- The blog archives and weekly business-for-writers blog by Kristine Kathryn Rusch is gold. This section is particularly essential: Contracts & Dealbreakers
Paths to Publication
Determined to get a book-shaped story out into the world? Here’s a rough outline of what it might look like.
As we’ll look at, traditional publishing is often slower with lots of waiting between steps, and possibly more drafts and rewrites. Agents are not essential but we all act like they are, and it’s unlikely that you can get a manuscript in front of a major publisher without one.
If you choose to independently pubish (self-publish), you don’t have to do every one of these steps, but you do need to either learn to do or learn enough to hire someone to do most of them. And in both cases, your job does not end when that book hits store shelves.
Big 4 Publishing
Most of this boils down to: it’s slow, there are no guarantees, and you’ve got to look out for yourself. The traditional publishing landscape has been getting worse for authors over the years, but do your research and make the best choice for you and your book. Things may change.
Agents (and publishers) have been known to steal from authors. That said, there are some very well intentioned people out there. As always, do your research and be intentional in your choices. Small and micro presses often offer better contract terms. They may still steal from you or go out of business. Proceed with caution, and watch out for “hybrid” publishers.
In traditional publishing, all money (should) flow to the author. If you’re paying for anything, something’s wrong. Don’t pay “reading fees” to agents or publishers, that’s a scam. If you have to pay to get the book out there, that’s independent publishing with a services company (“hybrid publisher”), not a real publisher. If that’s something you want, just be careful with the contracts and don’t sign away licenses without getting compensated.
Benefits of Traditional Publishing
Despite the evidence, it’s not all downsides!

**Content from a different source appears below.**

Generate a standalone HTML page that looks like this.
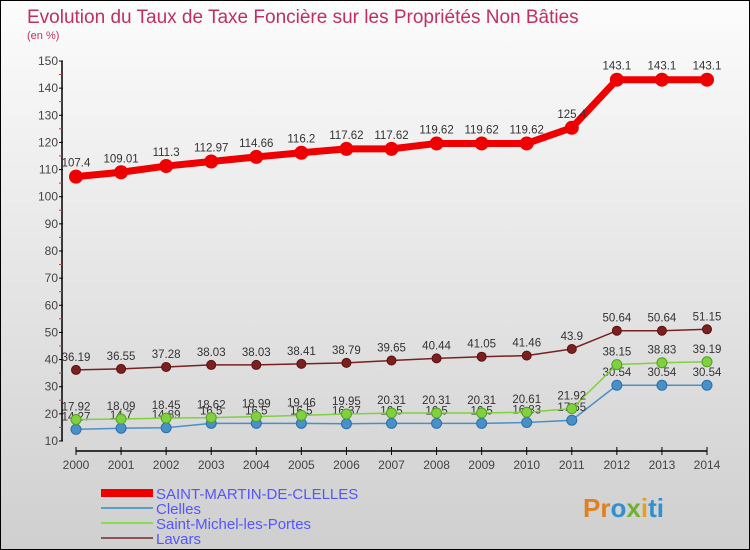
<!DOCTYPE html>
<html><head><meta charset="utf-8"><style>
body{margin:0}
#c{width:748px;height:548px;border:1px solid #000;background:linear-gradient(#fcfcfc,#cfcfcf);position:relative;font-family:"Liberation Sans",sans-serif;overflow:hidden}
</style></head><body>
<div id="c">
<svg id="s" width="748" height="548" style="position:absolute;left:0;top:0">
<text x="26" y="22" font-size="19" fill="#c0305f">Evolution du Taux de Taxe Foncière sur les Propriétés Non Bâties</text>
<text x="26" y="38" font-size="11" fill="#c0305f">(en %)</text>
<g id="axes"></g><g id="series"></g>
<g font-size="15" fill="#5555ff">
<line x1="100" y1="492" x2="152" y2="492" stroke="#ee0000" stroke-width="8"/>
<text x="155" y="498">SAINT-MARTIN-DE-CLELLES</text>
<line x1="100" y1="507" x2="152" y2="507" stroke="#5a9ec8" stroke-width="2"/>
<text x="155" y="513">Clelles</text>
<line x1="100" y1="522" x2="152" y2="522" stroke="#88dd55" stroke-width="2"/>
<text x="155" y="528">Saint-Michel-les-Portes</text>
<line x1="100" y1="537" x2="152" y2="537" stroke="#8a5555" stroke-width="2"/>
<text x="155" y="543">Lavars</text>
</g>
<g font-size="26" font-weight="bold">
<text x="582" y="516" fill="#e08020">Pr<tspan fill="#3090d0">o</tspan><tspan fill="#70b030">x</tspan><tspan fill="#e0a020">i</tspan><tspan fill="#3090d0">ti</tspan></text>
</g>
</svg>
</div>
<script>
const years=[2000,2001,2002,2003,2004,2005,2006,2007,2008,2009,2010,2011,2012,2013,2014];
const yTicks=[10,20,30,40,50,60,70,80,90,100,110,120,130,140,150];
const stMartin=[107.4,109.01,111.3,112.97,114.66,116.2,117.62,117.62,119.62,119.62,119.62,125.4,143.1,143.1,143.1];
const clelles=[14.27,14.7,14.89,16.5,16.5,16.5,16.37,16.5,16.5,16.5,16.83,17.65,30.54,30.54,30.54];
const stMichel=[17.92,18.09,18.45,18.62,18.99,19.46,19.95,20.31,20.31,20.31,20.61,21.92,38.15,38.83,39.19];
const lavars=[36.19,36.55,37.28,38.03,38.03,38.41,38.79,39.65,40.44,41.05,41.46,43.9,50.64,50.64,51.15];
const NS='http://www.w3.org/2000/svg';
const xS=i=>75+i*(706-75)/(years.length-1);
const yS=v=>440-(v-10)*(380/140);
function mk(tag,attrs,parent){const e=document.createElementNS(NS,tag);for(const k in attrs)e.setAttribute(k,attrs[k]);parent.appendChild(e);return e;}
const ax=document.getElementById('axes');
let yl=mk('line',{x1:61,y1:yS(150),x2:61,y2:yS(10),stroke:'#000','stroke-width':1.5},ax);


yTicks.forEach(t=>{
 const y=yS(t);
 mk('line',{x1:58,y1:y,x2:62,y2:y,stroke:'#000'},ax);
 if(t>10) mk('line',{x1:58,y1:y+13.5,x2:61,y2:y+13.5,stroke:'#e03030'},ax);
 const tx=mk('text',{x:57,y:y+4,'text-anchor':'end','font-size':12,fill:'#444'},ax);
 tx.textContent=t;
 
 
});
let xl=mk('line',{x1:xS(0),y1:450,x2:xS(14),y2:450,stroke:'#000','stroke-width':1.5},ax);


years.forEach((yr,i)=>{
 mk('line',{x1:xS(i),y1:446,x2:xS(i),y2:454,stroke:'#000'},ax);
 const tx=mk('text',{x:xS(i),y:468,'text-anchor':'middle','font-size':12,fill:'#444'},ax);
 tx.textContent=yr;
 
 
});
const sg=document.getElementById('series');
function draw(vals,name,color,w,r,dark,labOff){
 const g=mk('g',{},sg);
 
 
 const p=mk('polyline',{points:vals.map((v,i)=>xS(i)+','+yS(v)).join(' '),fill:'none',stroke:color,'stroke-width':w},g);
 
 
 vals.forEach((v,i)=>{
  const c=mk('circle',{cx:xS(i),cy:yS(v),r:r,fill:color,stroke:dark,'stroke-width':1},g);
  
  
  const t=mk('text',{x:xS(i),y:yS(v)+labOff,'text-anchor':'middle','font-size':11.5,fill:'#333'},g);
  t.textContent=v;
  
  
 });
}
draw(lavars,'lavars','#7a2020',1.5,4.5,'#5a1010',-9);
draw(clelles,'clelles','#4a90c8',1.5,5,'#2a70a8',-9);
draw(stMichel,'saint-michel','#80d040',1.5,5,'#50a020',-9);
draw(stMartin,'saint-martin','#ee0000',7,6.5,'#ee0000',-10);
</script>
</body></html>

Book advances have gone down, but you at least get something, rather then spending your money to get published. There is still some prestige to “being published,” particularly by a major publisher. It can open doors. You’ll be eligible for more awards and speaking opportunities (whether you have a chance or want them is a separate question.) If you write for children (babies through to teens, in the publishing world), traditional publishers may be able to get your book out more widely—to public libraries and schools, for instance.